More distortions have followed Lipscomb’s. The right-wing web site Newmax.com published a dispatch headlined, “Navy Challenging Kerry’s Medals,” although the challenge was filed by Judicial Watch and the Navy has taken no position. The web site made its political wishes evident, writing: “The United States Navy is challenging the authenticity of Sen. John Kerry’s Vietnam War medals, in a development that could prove to be the most damaging yet to the embattled Democrat’s presidential campaign.”

Another right-wing publication, WorldNetDaily.com, rehashed the Fox report and Sun-Times column, and quoted Jerome Corsi, co-author with John O’Neill of the anti-Kerry screed Unfit for Command. The webzine admitted, however, that the inspector general’s action was routine, citing a spokesman, Gary Comerford, who said, “We get a lot of complaints. When they come in, we look at each one and forward it to where the information is.”

Then came the big push to leverage the new allegations into the “mainstream” mass media. On September 6, the London-based Daily Telegraph published a report by its US correspondent following the Kerry campaign, retailing the Fox News report under the headline “Navy probes Kerry medals.”

The article described the routine processing of the Judicial Watch complaint as a “highly unusual inquiry” and said it was “to be carried out by the Inspector-General’s Office of the US Navy.” Actually, the inspector-general’s office, which has jurisdiction over the whole Department of the Defense, not just the Navy, is carrying out no inquiry. It merely forwarded the complaint to the Navy, as we have seen.

The right-wing newspaper, one of the few in Britain to glorify Bush and support the war in Iraq, added: “to the consternation of [Kerry] campaign strategists, the navy has agreed to a request by Judicial Watch, a bipartisan lobby group, for a full inquiry.” Actually there is not yet any indication that the Navy will do more than recheck the archival records, which confirm Kerry’s account of the events.
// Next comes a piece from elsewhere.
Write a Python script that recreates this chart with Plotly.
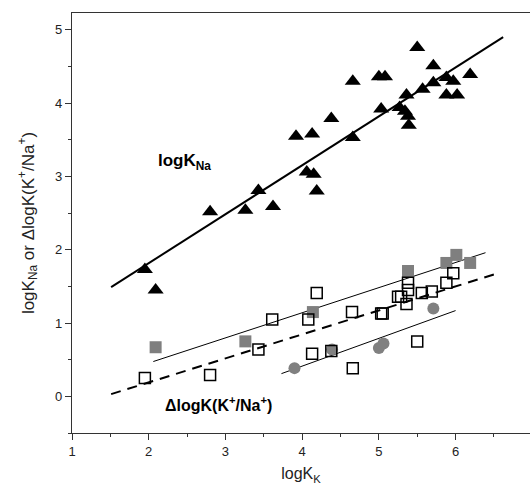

The Daily Telegraph article has been reprinted in daily newspapers in Australia, but the issue has not yet been brought to public attention more generally in the United States. Needless to say, the Kerry campaign has said little or nothing about this latest right-wing provocation, taking the course of little or no resistance, as it did with the initial Swift Boat fabrications.

The Clinton precedent

By now the method of the right-wing and the media is familiar: take baseless and unsubstantiated charges, label them “serious allegations,” demand an investigation, then portray every subsequent event, however humdrum, as a further sensational revelation. This pattern was repeated endlessly during the Clinton administration, with the manufacture of one “scandal” after another—the original Whitewater real estate deal, the Vincent Foster suicide, the White House travel office, the FBI files, culminating in the Lewinsky affair and impeachment.

There is a precedent for such methods, as well, from the 1992 campaign, in which the first Bush administration sought repeatedly to dig up dirt on the Clinton campaign and provoke a media firestorm against the Democratic candidate. One such effort involved the State Department, where officials launched a feverish effort to find documents relating to Clinton’s visit to Moscow as a college student—presumably to suggest that he had been recruited by the KGB—or to prove that he had renounced his US citizenship in the early 1970s as a protest against the Vietnam War.

These efforts actually backfired, and one lower-level State Department official was cashiered. Other efforts bore fruit over a longer time. A Bush administration loyalist, L. Jean Lewis, an investigator for the federal agency handling the liquidation of bankrupt savings and loan institutions, filed a criminal referral on September 2, 1992, charging that Bill and Hillary Clinton had corruptly profited from the collapse of Madison Guaranty through their partnership in the failed Whitewater investment with former Madison chief Jim McDougal. She followed this up with phone calls and visits to Little Rock, demanding an immediate investigation into the Democratic presidential candidate.

On October 16, 1992, only three weeks before the election, the FBI agent in charge of the Little Rock, Arkansas office, Charles Banks, a Reagan appointee, rejected Lewis’s request—although a year later, the same referral would become the starting point of the bogus Whitewater investigation. In a letter to FBI headquarters in Washington, Banks wrote, “I must opine that after such a lapse of time, the insistence for urgency in this case appears to suggest an intentional or unintentional attempt to intervene into the political process of the upcoming presidential election.”

Twelve years later, the Pentagon is in the same position in relation to Kerry. No one should harbor illusions that the military brass necessarily entertains the same scruples as special agent Banks about disruption of the electoral process.

Nor should one believe that the Democrats will conduct any struggle against such a brazen interference by the military into political life. On the contrary, by basing his claim to the presidency on his combat record in Vietnam—rather than his participation in the protest movement against the war—Kerry has sought to retroactively legitimize the Vietnam War as “self-defense” on the part of the United States, rather than bloody imperialist aggression. Kerry has invited just the kind of right-wing campaign of slander which is now unfolding, fueled by anticommunism and bitterness over the US defeat in Vietnam—and panic over the current quagmire in Iraq.

More fundamentally, as the experience in 2000 showed, the Democratic Party is incapable of any serious opposition to attacks on democratic rights, even the rights of its own presidential candidate. It is an imperialist party, inseparably committed to defending the institutions of the capitalist state, above all the military-intelligence apparatus.

In a recent speech, Al Gore attributed his capitulation to the Republican theft of the 2000 elections, at least in part, to his unwillingness to challenge clearly invalid military absentee ballots. He could not become president of the United States against the will of the military, he declared.

In this respect, as in all others, the Kerry campaign represents a further shift to the right in the Democratic Party and the whole spectrum of bourgeois politics.